20 settembre 1992
UN ARTISTA POLESANO
La vicenda artistica
e umana di Ugo Boccato
Una mostra ad Adria ne riassume le tappe più significative
Da quattro anni a questa parte ho avuto diverse occasioni per scrivere di Ugo Boccato: cercavo di mettere a fuoco gli aspetti essenziali della sua vicenda artistica man mano che venivo a conoscenza di sue opere.
La ricerca si è conclusa con l'allestimento della mostra che si è aperta ad Adria, con la collaborazione della "Pro Loco" e dell'Associazione culturale "Minelliana", nella ricorrenza del decimo anniversario della scomparsa del pittore.

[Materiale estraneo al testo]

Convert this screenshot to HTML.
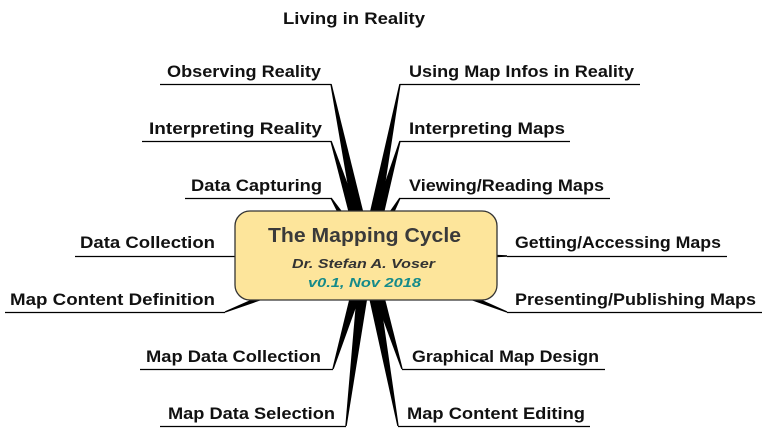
<!DOCTYPE html>
<html><head><meta charset="utf-8"><style>
body{margin:0;background:#fff;}
svg text{font-family:"Liberation Sans","DejaVu Sans",sans-serif;font-weight:bold;font-size:16.5px;fill:#111;}
</style></head><body>
<svg id="s" width="768" height="433" viewBox="0 0 768 433" xmlns="http://www.w3.org/2000/svg">
<g id="w" fill="#000"></g>
<g stroke="#000" stroke-width="1.3" fill="none">
<line x1="160" y1="84.5" x2="331" y2="84.5"/>
<line x1="142" y1="141.5" x2="331" y2="141.5"/>
<line x1="185" y1="198.5" x2="331" y2="198.5"/>
<line x1="75" y1="256.5" x2="235" y2="256.5"/>
<line x1="5" y1="312.5" x2="225" y2="312.5"/>
<line x1="140" y1="369.5" x2="333" y2="369.5"/>
<line x1="160" y1="426.5" x2="346" y2="426.5"/>
<line x1="400" y1="84.5" x2="640" y2="84.5"/>
<line x1="400" y1="141.5" x2="570" y2="141.5"/>
<line x1="400" y1="198.5" x2="610" y2="198.5"/>
<line x1="507" y1="256.5" x2="727" y2="256.5"/>
<line x1="507" y1="312.5" x2="762" y2="312.5"/>
<line x1="402" y1="369.5" x2="605" y2="369.5"/>
<line x1="398" y1="426.5" x2="590" y2="426.5"/>
</g>
<rect x="235" y="211" width="262" height="89" rx="15" fill="#fde59b" stroke="#333" stroke-width="1.3"/>
<g>
<text x="268" y="242" textLength="193" lengthAdjust="spacingAndGlyphs" style="font-size:20px;fill:#3a3a3a">The Mapping Cycle</text>
<text x="292" y="268" textLength="143" lengthAdjust="spacingAndGlyphs" style="font-size:13px;font-style:italic;fill:#333">Dr. Stefan A. Voser</text>
<text x="308" y="287" textLength="113" lengthAdjust="spacingAndGlyphs" style="font-size:13px;font-style:italic;fill:#148a8a">v0.1, Nov 2018</text>
<text x="283" y="24" textLength="142" lengthAdjust="spacingAndGlyphs">Living in Reality</text>
<text x="167" y="77" textLength="154" lengthAdjust="spacingAndGlyphs">Observing Reality</text>
<text x="149" y="134" textLength="173" lengthAdjust="spacingAndGlyphs">Interpreting Reality</text>
<text x="191" y="191" textLength="131" lengthAdjust="spacingAndGlyphs">Data Capturing</text>
<text x="80" y="248" textLength="135" lengthAdjust="spacingAndGlyphs">Data Collection</text>
<text x="10" y="305" textLength="205" lengthAdjust="spacingAndGlyphs">Map Content Definition</text>
<text x="146" y="362" textLength="175" lengthAdjust="spacingAndGlyphs">Map Data Collection</text>
<text x="168" y="419" textLength="167" lengthAdjust="spacingAndGlyphs">Map Data Selection</text>
<text x="409" y="77" textLength="225" lengthAdjust="spacingAndGlyphs">Using Map Infos in Reality</text>
<text x="409" y="134" textLength="156" lengthAdjust="spacingAndGlyphs">Interpreting Maps</text>
<text x="409" y="191" textLength="195" lengthAdjust="spacingAndGlyphs">Viewing/Reading Maps</text>
<text x="515" y="248" textLength="206" lengthAdjust="spacingAndGlyphs">Getting/Accessing Maps</text>
<text x="515" y="305" textLength="241" lengthAdjust="spacingAndGlyphs">Presenting/Publishing Maps</text>
<text x="412" y="362" textLength="187" lengthAdjust="spacingAndGlyphs">Graphical Map Design</text>
<text x="407" y="419" textLength="178" lengthAdjust="spacingAndGlyphs">Map Content Editing</text>
</g>
</svg>
<script>
var pts=[[331,84],[331,141],[331,198],[235,256],[225,312],[333,369],[346,426],
[400,84],[400,141],[400,198],[507,256],[507,312],[402,369],[398,426]];
var cx=367,cy=256,g=document.getElementById('w'),s='';
pts.forEach(function(p){var x=p[0],y=p[1],dx=cx-x,dy=cy-y,L=Math.hypot(dx,dy),nx=-dy/L,ny=dx/L,w=7;
s+='<polygon points="'+(x+nx*0.7)+','+(y+ny*0.7)+' '+(cx+nx*w)+','+(cy+ny*w)+' '+(cx-nx*w)+','+(cy-ny*w)+' '+(x-nx*0.7)+','+(y-ny*0.7)+'"/>';});
g.innerHTML=s;
</script>
</body></html>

E' la prima volta che una mostra cerca di riassumere con intenti di organicità la lunga carriera di Boccato, ma fatalmente i 46 quadri e la dozzina di disegni esposti nel salone del Circolo Culturale "L. Groto" non possono spiegare in modo esauriente un lavoro di circa settant'anni: bastano però a documentare la storia di uno spirito che sotto l'apparenza dimessa di un'esistenza provinciale viveva una dimensione assai più ampia.
E' evidente che Boccato non aveva le caratteristiche del grande innovatore e tanto meno del rivoluzionario: questo però non gli ha impedito di essere originale e autentico, perché fu un artista sincero.
La sua pittura maturò lentamente, per cause esterne e per effetto delle caratteristiche personali dell'uomo: non ebbe una vera scuola, e quindi dovette formarsi da solo; fra i venti e i trent'anni fu sradicato dal proprio ambiente dalla guerra in Libia e dalla prima guerra mondiale; aveva un carattere impulsivo, e perciò fu poco metodico; malgrado l'apparenza, non era un improvvisatore...
Il suo tirocinio formativo può considerarsi concluso solo all'inizio degli anni trenta, quando la "scoperta" dell'impressionismo francese gli rivelò quale strada doveva percorrere per essere se stesso.
Ma l'esperienza precedente - che gli aveva consentito di raggiungere già risultati meritevoli di ogni rispetto - non fu abbandonata repentinamente, e comunque rimase come linfa sotterranea (ma qualche volta anche affiorante) a nutrire di sé il lavoro di ricerca che sfociava in opere che sembrano nate di getto.
Del resto, la mostra mette in evidenza in modo esplicito come Boccato non sia mai caduto nella trappola della formula, cioè nella ripetizione meccanica di effetti pittorici coronati da successo per conservare le posizioni raggiunte: al contrario, egli seppe sempre mettergli in discussione, e pur nella coerenza della scelta di fondo compiuta, si rinnovò continuamente: ciò che costituisce una bella verifica di quella sincerità artistica a cui si faceva cenno prima.
La mostra retrospettiva di Boccato si presta anche ad un altro discorso: quello sulla cultura in Polesine nel nostro secolo.
Alludo alla proposta avanzata da Gian Antonio Cibotto con la mostra "Il Novecento in Polesine" nel 1987, e che per quanto riguarda le arti figurative ha avuto alcuni sviluppi soprattutto per merito di Antonio Romagnolo: l'argomento è rilevante perché costituisce il contesto nel quale i singoli episodi acquistano il giusto significato.
Ebbene: finora l'attenzione si è concentrata prevalentemente su Rovigo, com'è logico; ma anche altri centri hanno mostrato una notevole vitalità, e Boccato - che poté vivere sempre ad Adria dedicandosi aII'arte, sia pure in modo non esclusivo - ne è una prova.
Ma, poi, il discorso sui singoli centri ha tutta l'aria di essere riduttivo per affrontare un fenomeno di evoluzione sociale e culturale che si è manifestato anche in situazioni imprevedibili: del resto, i lavori di Rosalba Milan su Giuseppe Goltara, di Antonio Romagnolo su Policronio Carletti e, ora, di Lucio Scardino su Gino Colognesi, aprono direzioni di ricerca sulle quali sarà importante lavorare.
La mostra di Ugo Boccato (che rimarrà aperta fino al 12 ottobre), dunque, non è solo un'occasione per conoscere meglio un notevole artista polesano, ma anche per stimolare una migliore conoscenza del Polesine.